If I Had a Hi-Fi is the sixth studio album by American alternative rock band Nada Surf. It was released on June 8, 2010 on Mardev Records. It consists only of covers chosen by the band members themselves.

The album title is a palindrome.

Track listing
Original artists in brackets

"Electrocution" (Bill Fox) – 3:13
"Enjoy the Silence" (Depeche Mode) – 3:21
"Love Goes On!" (The Go-Betweens) – 3:02
"Janine" (Arthur Russell) – 1:04
"You Were So Warm" (Dwight Twilley) – 2:48
"Love and Anger" (Kate Bush) – 4:50
"The Agony of Laffitte" (Spoon) – 3:50
"Bye Bye Beauté" (Coralie Clément) – 3:37
"Question" (The Moody Blues) – 5:17
"Bright Side" (Soft Pack) – 3:06
"Evolución" (Mercromina) – 5:10
"I Remembered What I Was Going to Say" (The Silly Pillows) – 1:52
"Conquering Fox (Lino Mix)" - 6:34 (vinyl only bonus track)
"Conquering Fox (Dr.

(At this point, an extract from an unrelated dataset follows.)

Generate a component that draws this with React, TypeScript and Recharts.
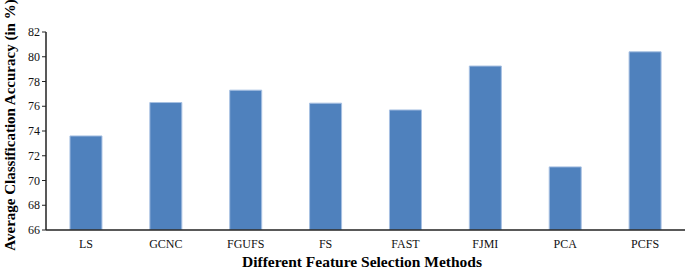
import { BarChart, Bar, XAxis, YAxis, Label } from "recharts";

const methods = ["LS", "GCNC", "FGUFS", "FS", "FAST", "FJMI", "PCA", "PCFS"];
const accuracy = [73.6, 76.3, 77.3, 76.25, 75.7, 79.25, 71.1, 80.4];
const yTicks = [66, 68, 70, 72, 74, 76, 78, 80, 82];

const data = methods.map((m, i) => ({ method: m, accuracy: accuracy[i] }));

const font = '"Liberation Serif", "Times New Roman", serif';

const XTick = (props: any) => {
  const { x, y, payload } = props;
  return (
    <text x={x} y={y + 12} textAnchor="middle" fontFamily={font} fontSize={12} fill="#111">
      {payload.value}
    </text>
  );
};

const YTick = (props: any) => {
  const { x, y, payload } = props;
  return (
    <text x={x} y={y + 4} textAnchor="end" fontFamily={font} fontSize={12} fill="#111">
      {payload.value}
    </text>
  );
};

const App = () => {
  return (
    <div
      style={{
        position: "absolute",
        left: 0,
        top: 0,
        width: 685,
        height: 271,
        background: "#fff",
        fontFamily: font,
      }}
    >
      <BarChart
        width={685}
        height={271}
        data={data}
        margin={{ top: 32, right: 0, bottom: 11, left: 0 }}
        barCategoryGap="30%"
      >
        <XAxis
          dataKey="method"
          height={30}
          tickLine={false}
          tickSize={4}
          tickMargin={2}
          axisLine={{ stroke: "#222", strokeWidth: 1.5 }}
          tick={<XTick />}
          interval={0}
        >
          <Label
            content={() => (
              <text
                x={362}
                y={267}
                textAnchor="middle"
                fontFamily={font}
                fontWeight="bold"
                fontSize={15.5}
                fill="#000"
              >
                Different Feature Selection Methods
              </text>
            )}
          />
        </XAxis>
        <YAxis
          width={46}
          domain={[66, 82]}
          ticks={yTicks}
          allowDataOverflow
          tickSize={4}
          tickMargin={2}
          tickLine={{ stroke: "#222" }}
          axisLine={{ stroke: "#222", strokeWidth: 1.5 }}
          tick={<YTick />}
        >
          <Label
            content={() => (
              <text
                x={15}
                y={125}
                transform="rotate(-90 15 125)"
                textAnchor="middle"
                fontFamily={font}
                fontWeight="bold"
                fontSize={15}
                fill="#000"
              >
                Average Classification Accuracy (in %)
              </text>
            )}
          />
        </YAxis>
        <Bar
          dataKey="accuracy"
          fill="#4F81BD"
          stroke="#A7C0E2"
          strokeWidth={1}
          isAnimationActive={false}
        />
      </BarChart>
    </div>
  );
};

export default App;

Isreal Mix) - 6:15 (vinyl only bonus track)
"Lexicon Dub" - (vinyl only bonus track)

Personnel:
Matthew Caws - vocals, guitar
Daniel Lorca - bass guitar, vocals
Ira Elliot - drums, vocals
additional personnel:
Doug Gillard - guitar
Joe McGinty - keyboards
Louie Lino - programming
Philip Peterson & Victoria Parker - string arrangements

Mixed by:
Joe Agnello at Head Gear, Brooklyn on 1, 5 & 10.
John Goodmanson at Bogroll, Seattle on 2, 3, 6, 9 & 11.
Louie Lino at Resonate, Austin on 4, 7, & 12.
Tom Beaujour at Nuthouse, Hoboken on 8.

Mastered by George Marino at Sterling Sound, assisted by Ryan Smith.